**Stored entries**.
··········

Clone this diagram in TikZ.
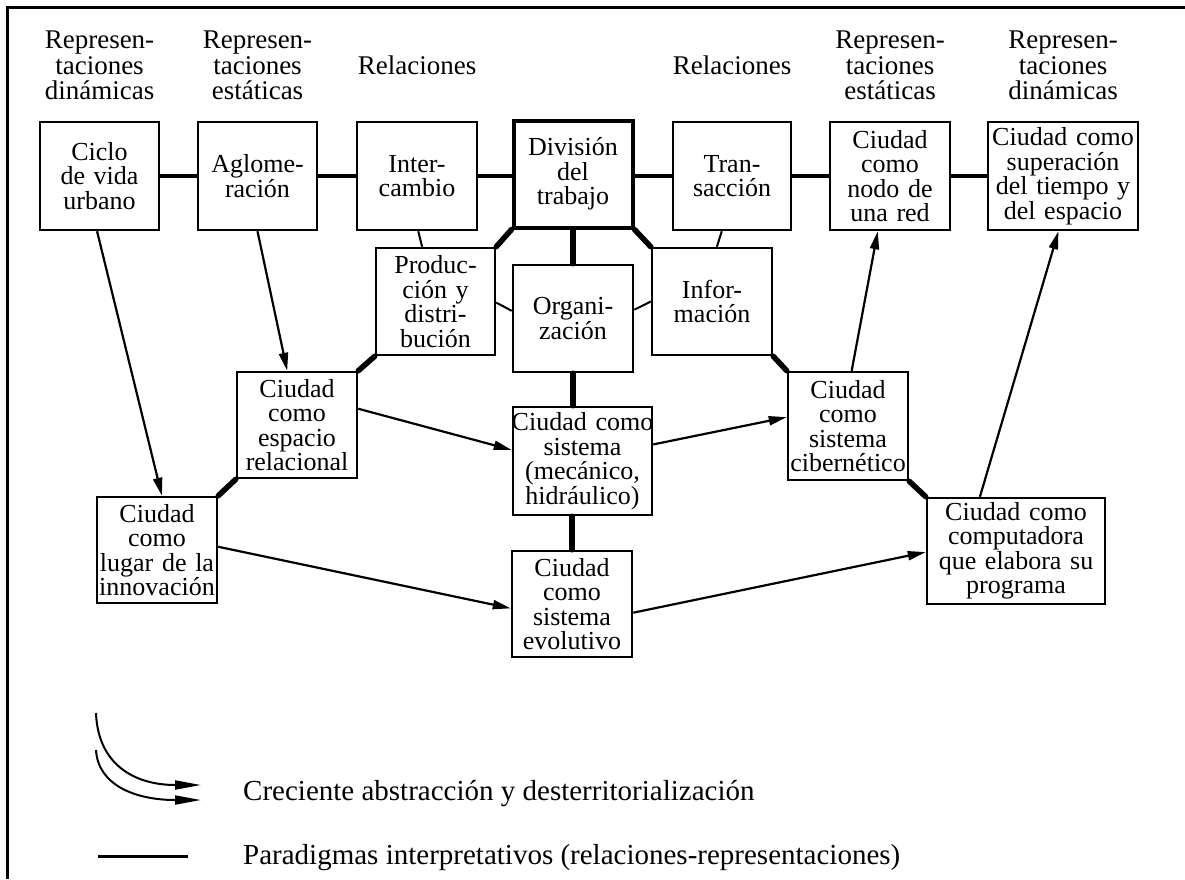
\documentclass[tikz,border=0pt]{standalone}
\usepackage{fontspec}
\setmainfont{Liberation Serif}
\usetikzlibrary{arrows.meta,calc}
\newcommand\bxfont{\fontsize{26pt}{24.5pt}\selectfont}
\newcommand\hdfont{\fontsize{27pt}{25.5pt}\selectfont}
\newcommand\lgfont{\fontsize{29pt}{30pt}\selectfont}
\begin{document}
\begin{tikzpicture}[x=1pt,y=-1pt,
  box/.style={draw, line width=2.5pt, align=center, inner xsep=0pt, inner ysep=0pt, font=\bxfont},
  hdr/.style={align=center, inner sep=0pt, font=\hdfont, anchor=north},
  hconn/.style={line width=4pt},
  tconn/.style={line width=5.5pt, line cap=round},
  thinl/.style={line width=2pt},
  arr/.style={line width=2.2pt, -{Triangle[length=18pt,width=9pt]}},
  legarr/.style={line width=2pt, -{Triangle[length=26pt,width=9pt]}},
  legtxt/.style={anchor=base west, inner sep=0pt, font=\lgfont},
  frame/.style={line width=3pt}
]
\useasboundingbox (0,0) rectangle (1185,879);
% frame
\draw[frame] (7,879) -- (7,7) -- (1185,7);

% headers
\node[hdr] (h1) at (99.5,31) {Represen-\\taciones\\dinámicas};
\node[hdr] (h2) at (257.5,31) {Represen-\\taciones\\estáticas};
\node[hdr] (h3) at (417,56) {Relaciones};
\node[hdr] (h4) at (732,56) {Relaciones};
\node[hdr] (h5) at (890,31) {Represen-\\taciones\\estáticas};
\node[hdr] (h6) at (1063,31) {Represen-\\taciones\\dinámicas};

% top row
\node[box, text width=119pt, minimum height=108pt] (ciclo) at (99.5,176) {Ciclo\\de vida\\urbano};
\node[box, text width=119pt, minimum height=108pt] (aglo) at (257.5,176) {Aglome-\\ración};
\node[box, text width=120pt, minimum height=108pt] (inter) at (417,176) {Inter-\\cambio};
\node[box, line width=4pt, text width=119pt, minimum height=107pt] (div) at (573,174) {División\\del\\trabajo};
\node[box, text width=118pt, minimum height=108pt] (trans) at (732,176) {Tran-\\sacción};
\node[box, text width=120pt, minimum height=108pt] (nodo) at (890,176) {Ciudad\\como\\nodo de\\una red};
\node[box, text width=150pt, minimum height=108pt] (super) at (1063,176) {Ciudad como\\superación\\del tiempo y\\del espacio};

% second row
\node[box, text width=119pt, minimum height=107pt] (prod) at (435.5,301.5) {Produc-\\ción y\\distri-\\bución};
\node[box, text width=120pt, minimum height=107pt] (org) at (573,318.5) {Organi-\\zación};
\node[box, text width=120pt, minimum height=107pt] (info) at (712,301.5) {Infor-\\mación};

% third row
\node[box, text width=120pt, minimum height=106pt] (esp) at (297,425) {Ciudad\\como\\espacio\\relacional};
\node[box, text width=147pt, inner xsep=-4pt, minimum height=108pt] (sis) at (582.5,461) {Ciudad como\\sistema\\(mecánico,\\hidráulico)};
\node[box, text width=120pt, minimum height=108pt] (ciber) at (848,426) {Ciudad\\como\\sistema\\cibernético};

% fourth row
\node[box, text width=120pt, minimum height=106pt] (lugar) at (157,550) {Ciudad\\como\\lugar de la\\innovación};
\node[box, text width=120pt, minimum height=106pt] (evol) at (572,604) {Ciudad\\como\\sistema\\evolutivo};
\node[box, text width=178pt, minimum height=106pt] (comp) at (1016,551) {Ciudad como\\computadora\\que elabora su\\programa};

% top horizontal connectors
\draw[hconn] (ciclo.east) -- (aglo.west);
\draw[hconn] (aglo.east) -- (inter.west);
\draw[hconn] (inter.east) -- (inter.east -| div.west);
\draw[hconn] (trans.west -| div.east) -- (trans.west);
\draw[hconn] (trans.east) -- (nodo.west);
\draw[hconn] (nodo.east) -- (super.west);

% thick paradigm connectors
\draw[tconn] (div.south west) -- (prod.north east);
\draw[tconn] (div.south) -- (org.north);
\draw[tconn] (div.south east) -- (info.north west);
\draw[tconn] (prod.south west) -- (esp.north east);
\draw[tconn] (org.south) -- (org.south |- sis.north);
\draw[tconn] (info.south east) -- (ciber.north west);
\draw[tconn] (esp.south west) -- (lugar.north east);
\draw[tconn] (evol.north |- sis.south) -- (evol.north);
\draw[tconn] (ciber.south east) -- (comp.north west);

% thin connectors
\draw[thinl] ($(inter.south west)!0.51!(inter.south east)$) -- ($(prod.north west)!0.39!(prod.north east)$);
\draw[thinl] ($(trans.south west)!0.415!(trans.south east)$) -- ($(info.north west)!0.54!(info.north east)$);
\draw[thinl] ($(prod.north east)!0.51!(prod.south east)$) -- ($(org.north west)!0.43!(org.south west)$);
\draw[thinl] ($(org.north east)!0.42!(org.south east)$) -- ($(info.north west)!0.5!(info.south west)$);

% arrows
\draw[arr] ($(ciclo.south west)!0.48!(ciclo.south east)$) -- ($(lugar.north west)!0.54!(lugar.north east)$);
\draw[arr] ($(aglo.south west)!0.5!(aglo.south east)$) -- ($(esp.north west)!0.42!(esp.north east)$);
\draw[arr] ($(esp.north east)!0.35!(esp.south east)$) -- ($(sis.north west)!0.4!(sis.south west)$);
\draw[arr] ($(sis.north east)!0.35!(sis.south east)$) -- ($(ciber.north west)!0.42!(ciber.south west)$);
\draw[arr] ($(ciber.north west)!0.53!(ciber.north east)$) -- ($(nodo.south west)!0.4!(nodo.south east)$);
\draw[arr] ($(lugar.north east)!0.47!(lugar.south east)$) -- ($(evol.north west)!0.54!(evol.south west)$);
\draw[arr] ($(evol.north east)!0.58!(evol.south east)$) -- ($(comp.north west)!0.51!(comp.south west)$);
\draw[arr] ($(comp.north west)!0.30!(comp.north east)$) -- ($(super.south west)!0.47!(super.south east)$);

% legend
\coordinate (l1s) at (96,713);
\coordinate (l1e) at (201,785);
\coordinate (l2s) at (96,750);
\coordinate (l2e) at (201,800);
\draw[legarr] (l1s) .. controls (98,765) and (135,785) .. (l1e);
\draw[legarr] (l2s) .. controls (98,785) and (135,800) .. (l2e);
\node[legtxt] (t1) at (243,800) {Creciente abstracción y desterritorialización};
\coordinate (p1) at (98,856);
\coordinate (p2) at (188,856);
\draw[line width=3pt] (p1) -- (p2);
\node[legtxt] (t2) at (243,864) {Paradigmas interpretativos (relaciones-representaciones)};
\end{tikzpicture}
\end{document}
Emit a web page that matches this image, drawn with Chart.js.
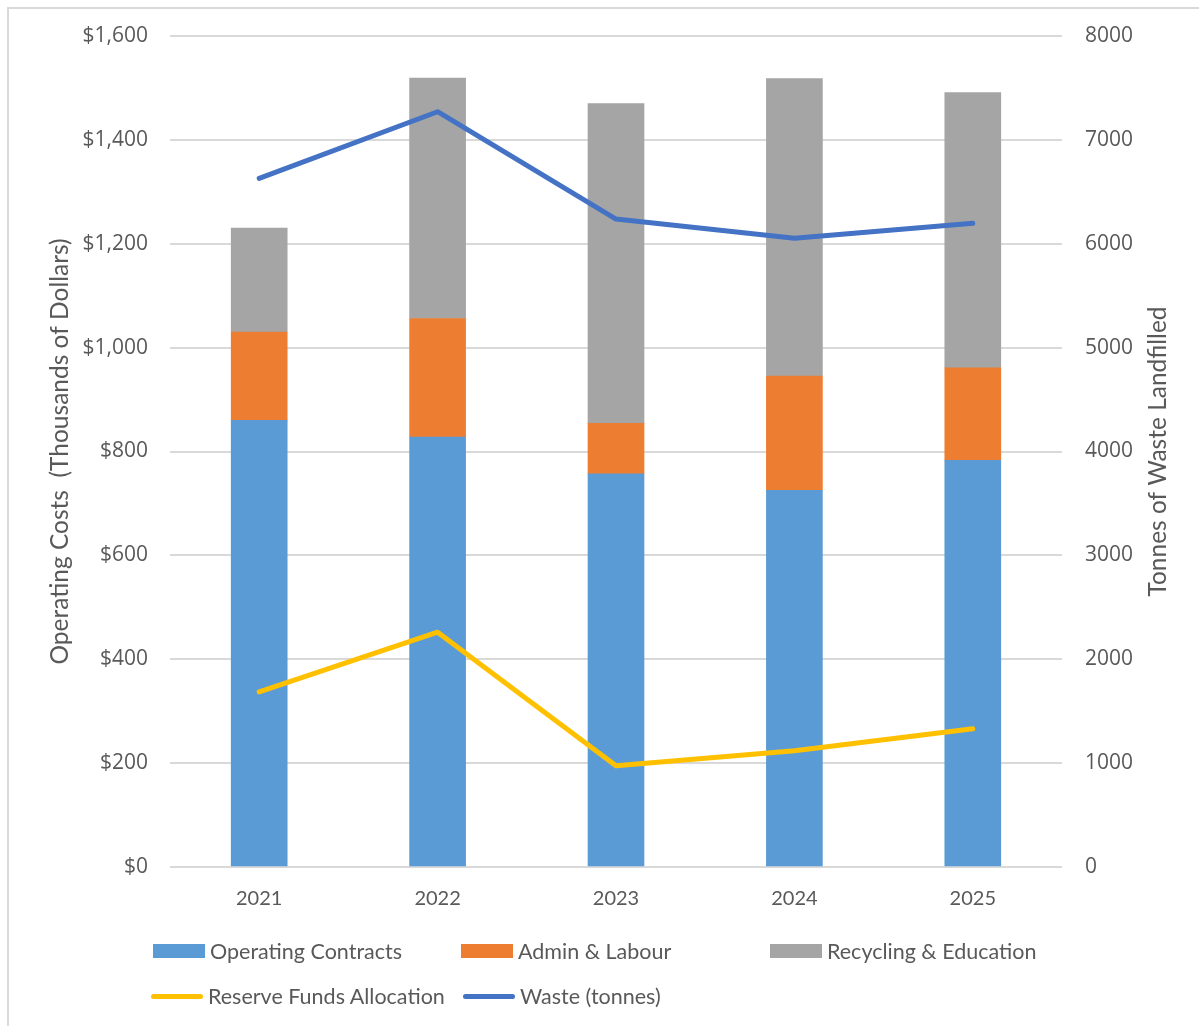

··········

**TO DO**.
Reproduce the material word for word, minus the images.

**WORKED SOLUTION**.
Clone this diagram in TikZ.
\documentclass[tikz,border=0pt]{standalone}
\usepackage{fontspec}
\setmainfont{Liberation Serif}
\usetikzlibrary{arrows.meta,calc}
\newcommand\bxfont{\fontsize{26pt}{24.5pt}\selectfont}
\newcommand\hdfont{\fontsize{27pt}{25.5pt}\selectfont}
\newcommand\lgfont{\fontsize{29pt}{30pt}\selectfont}
\begin{document}
\begin{tikzpicture}[x=1pt,y=-1pt,
  box/.style={draw, line width=2.5pt, align=center, inner xsep=0pt, inner ysep=0pt, font=\bxfont},
  hdr/.style={align=center, inner sep=0pt, font=\hdfont, anchor=north},
  hconn/.style={line width=4pt},
  tconn/.style={line width=5.5pt, line cap=round},
  thinl/.style={line width=2pt},
  arr/.style={line width=2.2pt, -{Triangle[length=18pt,width=9pt]}},
  legarr/.style={line width=2pt, -{Triangle[length=26pt,width=9pt]}},
  legtxt/.style={anchor=base west, inner sep=0pt, font=\lgfont},
  frame/.style={line width=3pt}
]
\useasboundingbox (0,0) rectangle (1185,879);
% frame
\draw[frame] (7,879) -- (7,7) -- (1185,7);

% headers
\node[hdr] (h1) at (99.5,31) {Represen-\\taciones\\dinámicas};
\node[hdr] (h2) at (257.5,31) {Represen-\\taciones\\estáticas};
\node[hdr] (h3) at (417,56) {Relaciones};
\node[hdr] (h4) at (732,56) {Relaciones};
\node[hdr] (h5) at (890,31) {Represen-\\taciones\\estáticas};
\node[hdr] (h6) at (1063,31) {Represen-\\taciones\\dinámicas};

% top row
\node[box, text width=119pt, minimum height=108pt] (ciclo) at (99.5,176) {Ciclo\\de vida\\urbano};
\node[box, text width=119pt, minimum height=108pt] (aglo) at (257.5,176) {Aglome-\\ración};
\node[box, text width=120pt, minimum height=108pt] (inter) at (417,176) {Inter-\\cambio};
\node[box, line width=4pt, text width=119pt, minimum height=107pt] (div) at (573,174) {División\\del\\trabajo};
\node[box, text width=118pt, minimum height=108pt] (trans) at (732,176) {Tran-\\sacción};
\node[box, text width=120pt, minimum height=108pt] (nodo) at (890,176) {Ciudad\\como\\nodo de\\una red};
\node[box, text width=150pt, minimum height=108pt] (super) at (1063,176) {Ciudad como\\superación\\del tiempo y\\del espacio};

% second row
\node[box, text width=119pt, minimum height=107pt] (prod) at (435.5,301.5) {Produc-\\ción y\\distri-\\bución};
\node[box, text width=120pt, minimum height=107pt] (org) at (573,318.5) {Organi-\\zación};
\node[box, text width=120pt, minimum height=107pt] (info) at (712,301.5) {Infor-\\mación};

% third row
\node[box, text width=120pt, minimum height=106pt] (esp) at (297,425) {Ciudad\\como\\espacio\\relacional};
\node[box, text width=147pt, inner xsep=-4pt, minimum height=108pt] (sis) at (582.5,461) {Ciudad como\\sistema\\(mecánico,\\hidráulico)};
\node[box, text width=120pt, minimum height=108pt] (ciber) at (848,426) {Ciudad\\como\\sistema\\cibernético};

% fourth row
\node[box, text width=120pt, minimum height=106pt] (lugar) at (157,550) {Ciudad\\como\\lugar de la\\innovación};
\node[box, text width=120pt, minimum height=106pt] (evol) at (572,604) {Ciudad\\como\\sistema\\evolutivo};
\node[box, text width=178pt, minimum height=106pt] (comp) at (1016,551) {Ciudad como\\computadora\\que elabora su\\programa};

% top horizontal connectors
\draw[hconn] (ciclo.east) -- (aglo.west);
\draw[hconn] (aglo.east) -- (inter.west);
\draw[hconn] (inter.east) -- (inter.east -| div.west);
\draw[hconn] (trans.west -| div.east) -- (trans.west);
\draw[hconn] (trans.east) -- (nodo.west);
\draw[hconn] (nodo.east) -- (super.west);

% thick paradigm connectors
\draw[tconn] (div.south west) -- (prod.north east);
\draw[tconn] (div.south) -- (org.north);
\draw[tconn] (div.south east) -- (info.north west);
\draw[tconn] (prod.south west) -- (esp.north east);
\draw[tconn] (org.south) -- (org.south |- sis.north);
\draw[tconn] (info.south east) -- (ciber.north west);
\draw[tconn] (esp.south west) -- (lugar.north east);
\draw[tconn] (evol.north |- sis.south) -- (evol.north);
\draw[tconn] (ciber.south east) -- (comp.north west);

% thin connectors
\draw[thinl] ($(inter.south west)!0.51!(inter.south east)$) -- ($(prod.north west)!0.39!(prod.north east)$);
\draw[thinl] ($(trans.south west)!0.415!(trans.south east)$) -- ($(info.north west)!0.54!(info.north east)$);
\draw[thinl] ($(prod.north east)!0.51!(prod.south east)$) -- ($(org.north west)!0.43!(org.south west)$);
\draw[thinl] ($(org.north east)!0.42!(org.south east)$) -- ($(info.north west)!0.5!(info.south west)$);

% arrows
\draw[arr] ($(ciclo.south west)!0.48!(ciclo.south east)$) -- ($(lugar.north west)!0.54!(lugar.north east)$);
\draw[arr] ($(aglo.south west)!0.5!(aglo.south east)$) -- ($(esp.north west)!0.42!(esp.north east)$);
\draw[arr] ($(esp.north east)!0.35!(esp.south east)$) -- ($(sis.north west)!0.4!(sis.south west)$);
\draw[arr] ($(sis.north east)!0.35!(sis.south east)$) -- ($(ciber.north west)!0.42!(ciber.south west)$);
\draw[arr] ($(ciber.north west)!0.53!(ciber.north east)$) -- ($(nodo.south west)!0.4!(nodo.south east)$);
\draw[arr] ($(lugar.north east)!0.47!(lugar.south east)$) -- ($(evol.north west)!0.54!(evol.south west)$);
\draw[arr] ($(evol.north east)!0.58!(evol.south east)$) -- ($(comp.north west)!0.51!(comp.south west)$);
\draw[arr] ($(comp.north west)!0.30!(comp.north east)$) -- ($(super.south west)!0.47!(super.south east)$);

% legend
\coordinate (l1s) at (96,713);
\coordinate (l1e) at (201,785);
\coordinate (l2s) at (96,750);
\coordinate (l2e) at (201,800);
\draw[legarr] (l1s) .. controls (98,765) and (135,785) .. (l1e);
\draw[legarr] (l2s) .. controls (98,785) and (135,800) .. (l2e);
\node[legtxt] (t1) at (243,800) {Creciente abstracción y desterritorialización};
\coordinate (p1) at (98,856);
\coordinate (p2) at (188,856);
\draw[line width=3pt] (p1) -- (p2);
\node[legtxt] (t2) at (243,864) {Paradigmas interpretativos (relaciones-representaciones)};
\end{tikzpicture}
\end{document}
Emit a web page that matches this image, drawn with Chart.js.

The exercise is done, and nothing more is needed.